Hubris a écrit :
Ce qu'a dit De Gaulle:
"Paris ! Paris outragé ! Paris brisé ! Paris martyrisé ! mais Paris libéré ! libéré par lui-même, libéré par son peuple avec le concours des armées de la France, avec l'appui et le concours de la France tout entière, de la France qui se bat, de la seule France, de la vraie France, de la France éternelle."
Chaque fois qu'est évoquée la libération de Paris, on a droit à cet extrait là (vous avez raison, la concordance de style et même d'idée avec Victor Hugo est étonnante) dont mes gamins me disent que c'est une ritournelle dont ils sont saturés.
Hors De Gaulle n'aimait pas ce discours. Il disait l'avoir improvisé dans l'instant - contrairement à son habitude - et le trouvait mauvais.

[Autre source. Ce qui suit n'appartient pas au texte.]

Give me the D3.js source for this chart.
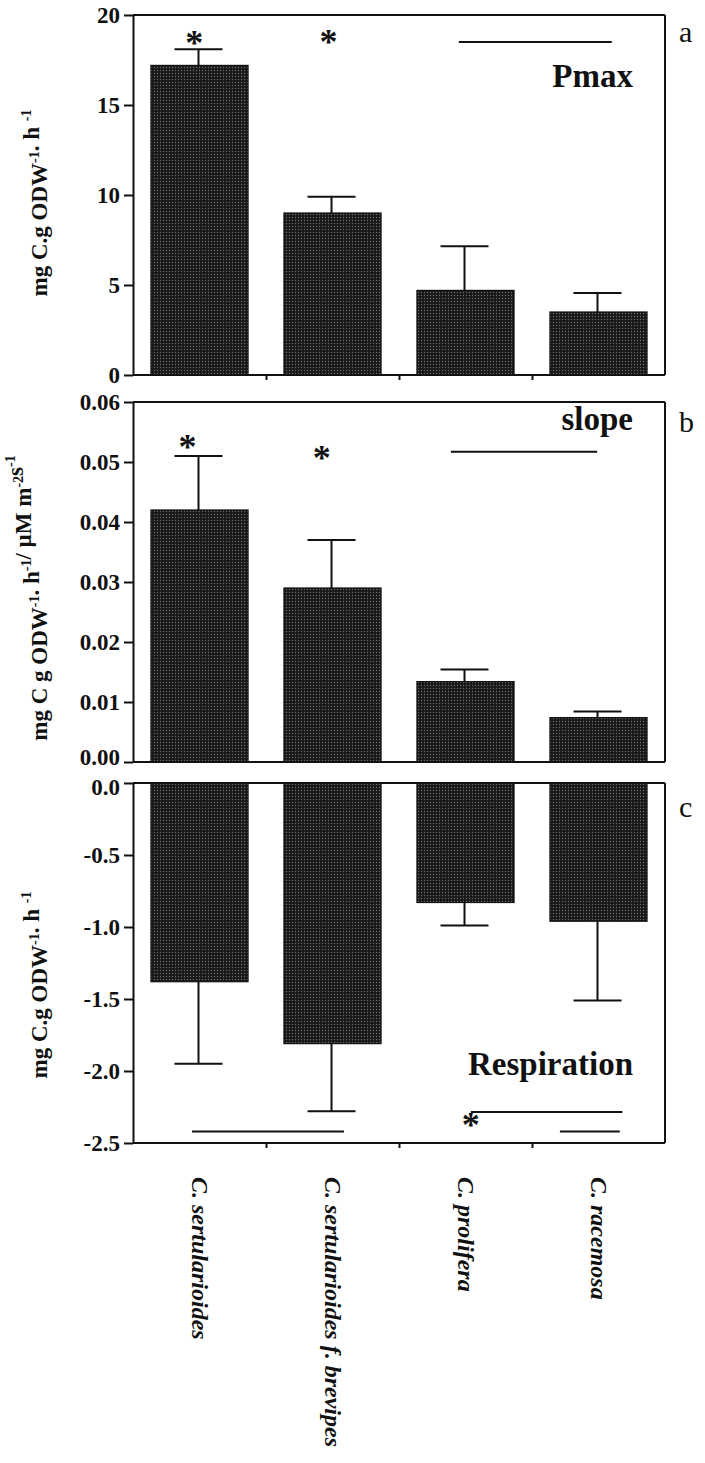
<!DOCTYPE html>
<html>
<head>
<meta charset="utf-8">
<script src="https://cdn.jsdelivr.net/npm/d3@7"></script>
<style>
  body { margin: 0; background: #fff; }
  svg { display: block; }
  text { font-family: "Liberation Serif", "Times New Roman", serif; fill: #111; }
</style>
</head>
<body>
<svg id="svg" width="705" height="1463"></svg>
<script>
// categories (x)
var categories = ["C. sertularioides", "C. sertularioides f. brevipes", "C. prolifera", "C. racemosa"];

// panel a: Pmax
var pmax = [17.2, 9.0, 4.7, 3.5];
var pmaxErr = [0.9, 0.9, 2.45, 1.05];
var pmaxTicks = [0, 5, 10, 15, 20];

// panel b: slope
var slope = [0.042, 0.029, 0.0134, 0.0074];
var slopeErr = [0.009, 0.008, 0.002, 0.001];
var slopeTicks = [0, 0.01, 0.02, 0.03, 0.04, 0.05, 0.06];

// panel c: respiration
var resp = [-1.38, -1.81, -0.83, -0.96];
var respErr = [0.57, 0.47, 0.16, 0.55];
var respTicks = [0, -0.5, -1.0, -1.5, -2.0, -2.5];

// significance marks: [from index, to index, value] and stars [index, value]
var pmaxLines = [[1.95, 3.10, 18.5]];
var pmaxStars = [[-0.04, 18.72], [0.97, 18.78]];
var slopeLines = [[1.89, 2.99, 0.0517]];
var slopeStars = [[-0.09, 0.0534], [0.92, 0.0515]];
var respLines = [[-0.056, 1.086, -2.42], [2.04, 3.18, -2.285], [2.71, 3.16, -2.42]];
var respStars = [[2.04, -2.34]];

var width = 705, height = 1463;
var left = 133, right = 665;

var svg = d3.select("svg");
svg.append("rect").attr("width", width).attr("height", height).attr("fill", "#fff");

// stipple fill like the printed bars
var defs = svg.append("defs");
var pat = defs.append("pattern").attr("id", "dots")
    .attr("width", 3).attr("height", 3).attr("patternUnits", "userSpaceOnUse");
pat.append("rect").attr("width", 3).attr("height", 3).attr("fill", "#181818");
pat.append("circle").attr("cx", 1.5).attr("cy", 1.5).attr("r", 0.7).attr("fill", "#6e6e6e");

var x = d3.scaleBand().domain(categories).range([left, right])
    .paddingInner(0.27).paddingOuter(0.135);
// fractional category index -> px (integer index = band centre)
var xi = d3.scaleLinear().domain([-0.5, categories.length - 0.5]).range([left, right]);

var hyphen = function(f){
    return function(d){ return f(d).replace("\u2212", "-"); };
};

var drawPanel = function(p){
    var y = d3.scaleLinear().domain(p.domain).range([p.bottom, p.top]);
    var g = svg.append("g");
    var base = y(0);

    g.selectAll("rect.bar")
        .data(p.values)
        .enter()
        .append("rect")
        .attr("class", "bar")
        .attr("x", function(d, i){ return x(categories[i]); })
        .attr("width", x.bandwidth())
        .attr("y", function(d){ return Math.min(y(d), base); })
        .attr("height", function(d){ return Math.abs(y(d) - base); })
        .attr("fill", "url(#dots)")
        .attr("stroke", "#111")
        .attr("stroke-width", 1.2);

    // error bars (away from zero)
    var eb = g.selectAll("g.err")
        .data(p.values)
        .enter()
        .append("g")
        .attr("class", "err");
    eb.append("line")
        .attr("x1", function(d, i){ return x(categories[i]) + x.bandwidth()/2 - 1; })
        .attr("x2", function(d, i){ return x(categories[i]) + x.bandwidth()/2 - 1; })
        .attr("y1", function(d){ return y(d); })
        .attr("y2", function(d, i){ return y(d + Math.sign(d)*p.errs[i]); })
        .attr("stroke", "#111").attr("stroke-width", 2);
    eb.append("line")
        .attr("x1", function(d, i){ return x(categories[i]) + x.bandwidth()/2 - 25; })
        .attr("x2", function(d, i){ return x(categories[i]) + x.bandwidth()/2 + 23; })
        .attr("y1", function(d, i){ return y(d + Math.sign(d)*p.errs[i]); })
        .attr("y2", function(d, i){ return y(d + Math.sign(d)*p.errs[i]); })
        .attr("stroke", "#111").attr("stroke-width", 2);

    // frame
    var top = y(p.domain[1]), bot = y(p.domain[0]);
    g.append("line").attr("x1", left).attr("x2", right).attr("y1", top).attr("y2", top)
        .attr("stroke", "#111").attr("stroke-width", 2);
    g.append("line").attr("x1", left).attr("x2", right).attr("y1", bot).attr("y2", bot)
        .attr("stroke", "#111").attr("stroke-width", 2);
    g.append("line").attr("x1", right).attr("x2", right).attr("y1", top).attr("y2", bot)
        .attr("stroke", "#111").attr("stroke-width", 2);

    var ax = g.append("g")
        .attr("transform", "translate(" + left + ",0)")
        .call(d3.axisLeft(y).tickValues(p.ticks).tickSize(9).tickSizeOuter(0)
              .tickPadding(4).tickFormat(hyphen(p.fmt)));
    ax.select(".domain").attr("stroke", "#111").attr("stroke-width", 2);
    ax.selectAll(".tick line").attr("stroke", "#111").attr("stroke-width", 2);
    ax.selectAll(".tick text")
        .style("font-family", "'Liberation Serif', serif")
        .style("font-weight", "bold")
        .style("font-size", "23px")
        .attr("fill", "#111");
    // the two zero labels between panels b and c sit very close: nudge apart
    if(p.zeroNudge){
        ax.selectAll(".tick text")
            .filter(function(d){ return d === 0; })
            .attr("dy", p.zeroNudge);
    }

    if(p.xticks){
        var xa = g.append("g")
            .attr("transform", "translate(0," + bot + ")")
            .call(d3.axisBottom(xi).tickValues([0.5, 1.5, 2.5]).tickSize(5).tickSizeOuter(0)
                  .tickFormat(""));
        xa.select(".domain").remove();
        xa.selectAll(".tick line").attr("stroke", "#111").attr("stroke-width", 2);
    }

    // significance lines and stars
    g.selectAll("line.sig")
        .data(p.lines)
        .enter()
        .append("line")
        .attr("class", "sig")
        .attr("x1", function(d){ return xi(d[0]); })
        .attr("x2", function(d){ return xi(d[1]); })
        .attr("y1", function(d){ return y(d[2]); })
        .attr("y2", function(d){ return y(d[2]); })
        .attr("stroke", "#111").attr("stroke-width", 2);
    g.selectAll("text.star")
        .data(p.stars)
        .enter()
        .append("text")
        .attr("class", "star")
        .attr("x", function(d){ return xi(d[0]); })
        .attr("y", function(d){ return y(d[1]); })
        .attr("dy", "0.47em")
        .attr("text-anchor", "middle")
        .style("font-size", "36px")
        .style("font-weight", "bold")
        .text("*");

    // panel name and letter
    g.append("text")
        .attr("x", 633).attr("y", p.nameY)
        .attr("text-anchor", "end")
        .style("font-size", "33px").style("font-weight", "bold")
        .text(p.name);
    g.append("text")
        .attr("x", 679).attr("y", p.letterY)
        .style("font-size", "30px")
        .text(p.letter);

    // y title
    var t = g.append("text")
        .attr("transform", "translate(47," + ((top + bot)/2 + p.titleShift) + ") rotate(-90)")
        .attr("text-anchor", "middle")
        .style("font-size", "23px").style("font-weight", "bold");
    p.title.forEach(function(s){
        t.append("tspan").text(s[0]);
        if(s[1]) t.append("tspan").attr("dy", -8).style("font-size", "14px").text(s[1])
            .clone().attr("dy", 8).style("font-size", "23px").text("");
    });
    return y;
};

drawPanel({
    values: pmax, errs: pmaxErr, domain: [0, 20], ticks: pmaxTicks,
    top: 15, bottom: 375, fmt: d3.format("d"), xticks: true,
    lines: pmaxLines, stars: pmaxStars,
    name: "Pmax", nameY: 87, letter: "a", letterY: 42, titleShift: 8,
    title: [["mg C.g ODW", "-1"], [". h ", "-1"]]
});

drawPanel({
    values: slope, errs: slopeErr, domain: [0, 0.06], ticks: slopeTicks,
    top: 402, bottom: 762, fmt: d3.format(".2f"), xticks: false,
    lines: slopeLines, stars: slopeStars, zeroNudge: "0.12em",
    name: "slope", nameY: 430, letter: "b", letterY: 432, titleShift: 16,
    title: [["mg C g ODW", "-1"], [". h", "-1"], ["/ \u00b5M m", "-2"], ["s", "-1"]]
});

drawPanel({
    values: resp, errs: respErr, domain: [-2.5, 0], ticks: respTicks,
    top: 783, bottom: 1143, fmt: d3.format(".1f"), xticks: true,
    lines: respLines, stars: respStars, zeroNudge: "0.5em",
    name: "Respiration", nameY: 1075, letter: "c", letterY: 817, titleShift: 22,
    title: [["mg C.g ODW", "-1"], [". h ", "-1"]]
});

// category labels, rotated
svg.selectAll("text.cat")
    .data(categories)
    .enter()
    .append("text")
    .attr("class", "cat")
    .attr("transform", function(d){ return "translate(" + (x(d) + x.bandwidth()/2) + ",1177) rotate(90)"; })
    .attr("dy", "0.3em")
    .style("font-size", "24px")
    .style("font-style", "italic")
    .style("font-weight", "bold")
    .text(function(d){ return d; });
</script>
</body>
</html>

Pour ma part je trouve l'anaphore très réussie mais la suite est un peu faible, et quand il en vient à évoquer "la France éternelle" on sent bien qu'il est au bout de ses idées. Seul le style le sauve, parce que c'est De Gaulle et qu'il parle en tous lieux un français de haute époque qui n'appartient qu'à lui.
Dans cette anaphore, on constate avec "Paris outragé" qu'il a la mémoire longue : en 44 il n'avait toujours pas digéré le "Paris ville ouverte" de 1940 : lui aurait souhaité que la ville soit défendue. Tout son combat pendant ces 4 ans a consisté à venger cet outrage, il le dit dans ses mémoires à propos d'un autre épisode, celui de la rencontre, à la tête de ses chars, avec des soldats que les Allemands ont désarmé et laissé partir : "Nous n'avons pas le temps de vous faire prisonnier". Il évoque "l'insolence sans bornes de l'ennemi" et dit "ce que j'ai pu faire par la suite, c'est à ce moment là que je l'ai résolu". Lacouture parle du "réflexe d'un mousquetaire giflé".
Cette focalisation sur la seconde partie du discours est d'autant plus dommageable que le début en était excellent, et même exceptionnel. Je le cite de mémoire parce que je n'arrive pas à remettre la main dessus, mais du coup je risque de l'affaiblir...
"
Pourquoi voudrait-on que nous cachions l'émotion qui nous étreint tous, alors que nous sommes ici tous ensemble, à Paris, chez nous ! Non, nous ne dissimulerons pas cette émotion sacrée. Il y a là des instants qui dépassent chacune de nos pauvres vies. Paris ! Paris outragé..."
J'aime beaucoup ce début, parce qu'il montre un De Gaulle fraternel avec ceux qui l'entourent - beaucoup de simples FFI parisiens, en particulier - qui communie avec eux dans l'instant et se place au même niveau :"Nous voila enfin chez nous !". Un cri du coeur.
Combien l'avaient-ils tous attendu, ce moment, combien en avaient-ils rêvé, de cette liberté soudain retrouvée, dans l'union d'un soir ! Je trouve beau qu'il ait su trouver les mots pour saisir, comme sur une photo, cette communauté d'esprit que partagent à ce moment-là, ensemble, tant les FFL que les FFI, chacun après un très long combat pour y arriver enfin. Et qui, à part lui, est capable d'improviser cette phrase magnifique : "
Il y a là des instants qui dépassent chacune de nos pauvres vies."
Bref je pense que ce qu'on entend trop souvent n'est pas la bonne coupure de son discours. Mieux vaudrait restituer ce début presque "familial" - familier et fraternel à la fois - et terminer avec "mais Paris libéré !".
Ce n'est que mon avis personnel, ma propre émotion, et je comprends qu'on puisse en juger autrement.